Exercise requirements: Your task is to retype, word for word, the lines from the start of the data through the line holding "(j2025) at (1468,310)". Do not include the pictures.

Recorded information:
- - -

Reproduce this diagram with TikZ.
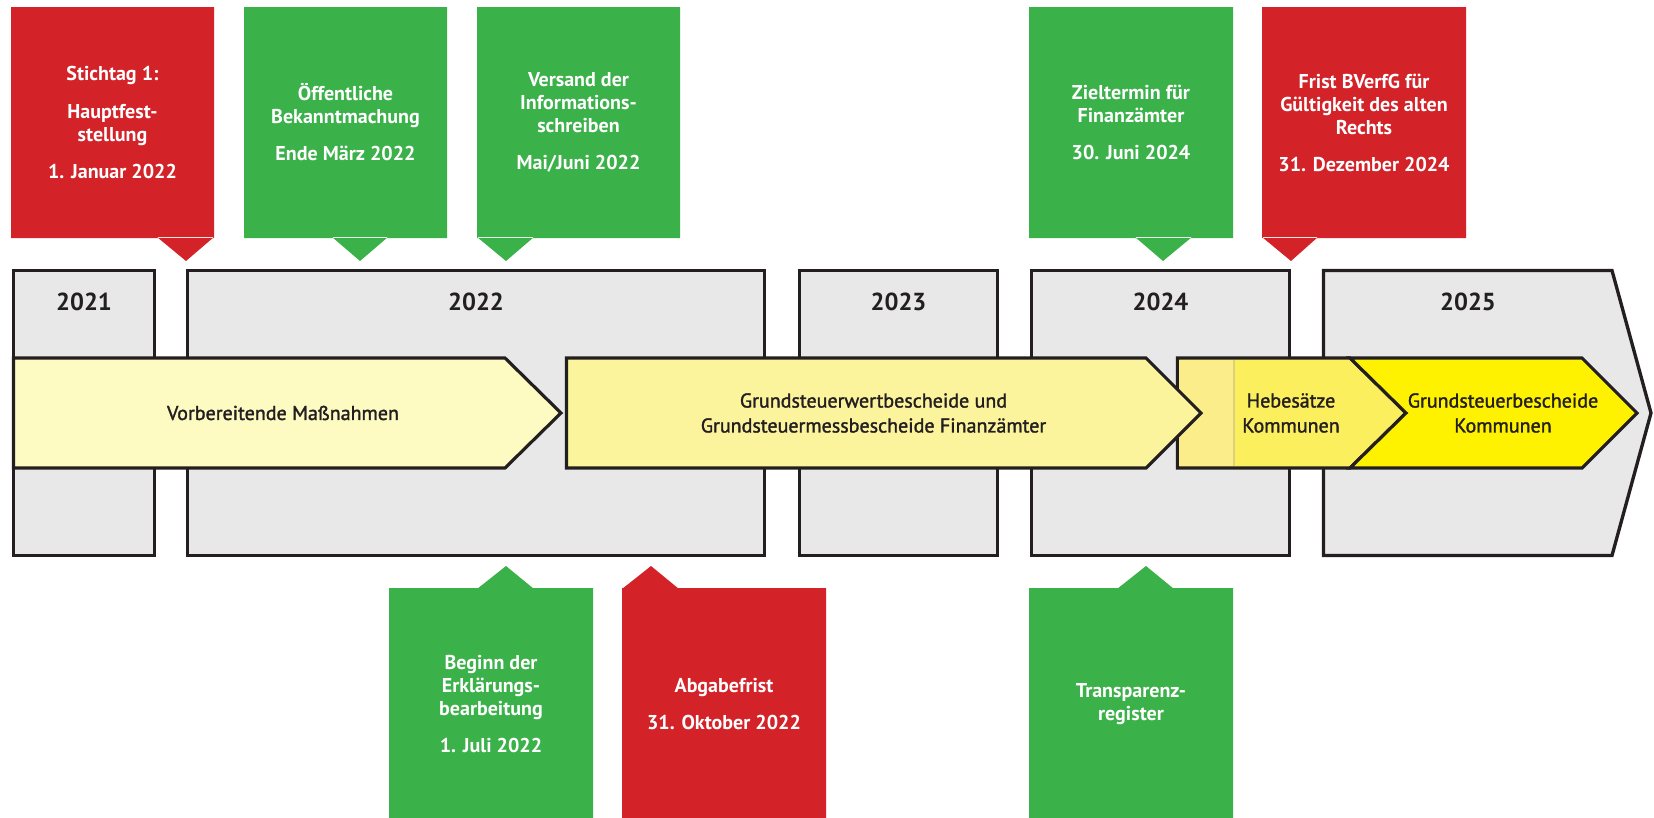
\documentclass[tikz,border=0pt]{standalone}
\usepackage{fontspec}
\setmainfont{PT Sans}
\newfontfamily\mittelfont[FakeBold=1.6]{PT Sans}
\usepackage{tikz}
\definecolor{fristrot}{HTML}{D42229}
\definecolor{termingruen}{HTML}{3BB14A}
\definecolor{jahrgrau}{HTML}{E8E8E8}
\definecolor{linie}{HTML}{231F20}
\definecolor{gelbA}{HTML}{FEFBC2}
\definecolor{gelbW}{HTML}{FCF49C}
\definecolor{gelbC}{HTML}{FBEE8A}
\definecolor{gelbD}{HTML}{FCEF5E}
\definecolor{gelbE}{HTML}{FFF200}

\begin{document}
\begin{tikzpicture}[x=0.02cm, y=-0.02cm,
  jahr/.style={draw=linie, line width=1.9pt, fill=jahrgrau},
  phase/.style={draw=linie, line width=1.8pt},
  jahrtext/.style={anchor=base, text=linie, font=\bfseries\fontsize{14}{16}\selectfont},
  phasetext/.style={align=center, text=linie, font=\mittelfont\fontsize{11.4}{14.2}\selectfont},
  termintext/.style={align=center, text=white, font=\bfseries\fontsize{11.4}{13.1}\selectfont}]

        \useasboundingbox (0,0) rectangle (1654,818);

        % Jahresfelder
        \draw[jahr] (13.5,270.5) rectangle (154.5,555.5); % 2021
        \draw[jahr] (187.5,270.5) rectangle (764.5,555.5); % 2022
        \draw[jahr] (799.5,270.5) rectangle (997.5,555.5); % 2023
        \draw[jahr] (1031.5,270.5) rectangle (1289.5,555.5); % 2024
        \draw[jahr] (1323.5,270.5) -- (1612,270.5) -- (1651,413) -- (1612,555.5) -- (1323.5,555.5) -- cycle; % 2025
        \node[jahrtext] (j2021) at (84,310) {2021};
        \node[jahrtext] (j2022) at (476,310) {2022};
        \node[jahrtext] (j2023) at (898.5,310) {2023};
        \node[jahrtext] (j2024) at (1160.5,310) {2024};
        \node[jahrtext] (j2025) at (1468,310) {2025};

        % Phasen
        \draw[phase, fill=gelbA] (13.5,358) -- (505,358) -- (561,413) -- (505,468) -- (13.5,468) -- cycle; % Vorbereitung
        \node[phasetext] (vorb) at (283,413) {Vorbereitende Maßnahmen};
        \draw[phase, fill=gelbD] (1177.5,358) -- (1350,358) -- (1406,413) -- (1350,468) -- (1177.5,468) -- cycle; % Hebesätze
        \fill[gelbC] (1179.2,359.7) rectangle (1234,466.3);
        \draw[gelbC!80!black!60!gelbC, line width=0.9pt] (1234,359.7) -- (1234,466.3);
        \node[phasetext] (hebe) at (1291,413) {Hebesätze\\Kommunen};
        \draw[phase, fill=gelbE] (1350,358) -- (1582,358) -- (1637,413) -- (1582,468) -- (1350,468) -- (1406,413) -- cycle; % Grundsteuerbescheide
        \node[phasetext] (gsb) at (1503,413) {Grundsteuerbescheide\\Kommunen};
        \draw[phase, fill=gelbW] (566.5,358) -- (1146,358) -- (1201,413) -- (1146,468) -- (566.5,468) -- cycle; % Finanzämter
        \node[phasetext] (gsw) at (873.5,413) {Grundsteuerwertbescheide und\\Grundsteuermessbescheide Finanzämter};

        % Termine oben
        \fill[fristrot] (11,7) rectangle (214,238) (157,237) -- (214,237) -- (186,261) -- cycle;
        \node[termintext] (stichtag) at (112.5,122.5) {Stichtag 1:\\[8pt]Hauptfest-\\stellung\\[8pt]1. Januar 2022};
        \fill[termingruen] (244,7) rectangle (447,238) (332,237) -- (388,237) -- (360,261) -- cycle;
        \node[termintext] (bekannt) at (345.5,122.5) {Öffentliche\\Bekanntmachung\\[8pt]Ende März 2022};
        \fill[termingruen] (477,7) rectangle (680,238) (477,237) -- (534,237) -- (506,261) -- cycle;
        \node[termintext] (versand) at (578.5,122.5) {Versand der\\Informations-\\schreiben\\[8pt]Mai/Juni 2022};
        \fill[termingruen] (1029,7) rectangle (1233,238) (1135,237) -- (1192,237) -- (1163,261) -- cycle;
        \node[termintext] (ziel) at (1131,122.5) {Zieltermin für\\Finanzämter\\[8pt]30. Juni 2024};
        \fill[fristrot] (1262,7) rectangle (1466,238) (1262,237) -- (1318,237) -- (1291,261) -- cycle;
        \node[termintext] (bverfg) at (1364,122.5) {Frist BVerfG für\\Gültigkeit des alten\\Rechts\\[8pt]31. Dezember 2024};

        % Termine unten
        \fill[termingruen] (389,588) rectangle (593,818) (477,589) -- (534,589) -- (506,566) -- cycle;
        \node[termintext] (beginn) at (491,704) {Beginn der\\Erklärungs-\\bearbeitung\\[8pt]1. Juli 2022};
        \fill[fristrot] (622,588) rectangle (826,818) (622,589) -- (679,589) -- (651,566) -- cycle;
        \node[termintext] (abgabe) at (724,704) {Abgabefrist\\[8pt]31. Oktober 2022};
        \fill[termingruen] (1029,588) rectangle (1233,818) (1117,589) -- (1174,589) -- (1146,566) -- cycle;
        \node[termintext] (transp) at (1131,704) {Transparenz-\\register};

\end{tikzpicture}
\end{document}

- - -

The reply:
Reproduce this diagram with TikZ.
\documentclass[tikz,border=0pt]{standalone}
\usepackage{fontspec}
\setmainfont{PT Sans}
\newfontfamily\mittelfont[FakeBold=1.6]{PT Sans}
\usepackage{tikz}
\definecolor{fristrot}{HTML}{D42229}
\definecolor{termingruen}{HTML}{3BB14A}
\definecolor{jahrgrau}{HTML}{E8E8E8}
\definecolor{linie}{HTML}{231F20}
\definecolor{gelbA}{HTML}{FEFBC2}
\definecolor{gelbW}{HTML}{FCF49C}
\definecolor{gelbC}{HTML}{FBEE8A}
\definecolor{gelbD}{HTML}{FCEF5E}
\definecolor{gelbE}{HTML}{FFF200}

\begin{document}
\begin{tikzpicture}[x=0.02cm, y=-0.02cm,
  jahr/.style={draw=linie, line width=1.9pt, fill=jahrgrau},
  phase/.style={draw=linie, line width=1.8pt},
  jahrtext/.style={anchor=base, text=linie, font=\bfseries\fontsize{14}{16}\selectfont},
  phasetext/.style={align=center, text=linie, font=\mittelfont\fontsize{11.4}{14.2}\selectfont},
  termintext/.style={align=center, text=white, font=\bfseries\fontsize{11.4}{13.1}\selectfont}]

        \useasboundingbox (0,0) rectangle (1654,818);

        % Jahresfelder
        \draw[jahr] (13.5,270.5) rectangle (154.5,555.5); % 2021
        \draw[jahr] (187.5,270.5) rectangle (764.5,555.5); % 2022
        \draw[jahr] (799.5,270.5) rectangle (997.5,555.5); % 2023
        \draw[jahr] (1031.5,270.5) rectangle (1289.5,555.5); % 2024
        \draw[jahr] (1323.5,270.5) -- (1612,270.5) -- (1651,413) -- (1612,555.5) -- (1323.5,555.5) -- cycle; % 2025
        \node[jahrtext] (j2021) at (84,310) {2021};
        \node[jahrtext] (j2022) at (476,310) {2022};
        \node[jahrtext] (j2023) at (898.5,310) {2023};
        \node[jahrtext] (j2024) at (1160.5,310) {2024};
        \node[jahrtext] (j2025) at (1468,310) {2025};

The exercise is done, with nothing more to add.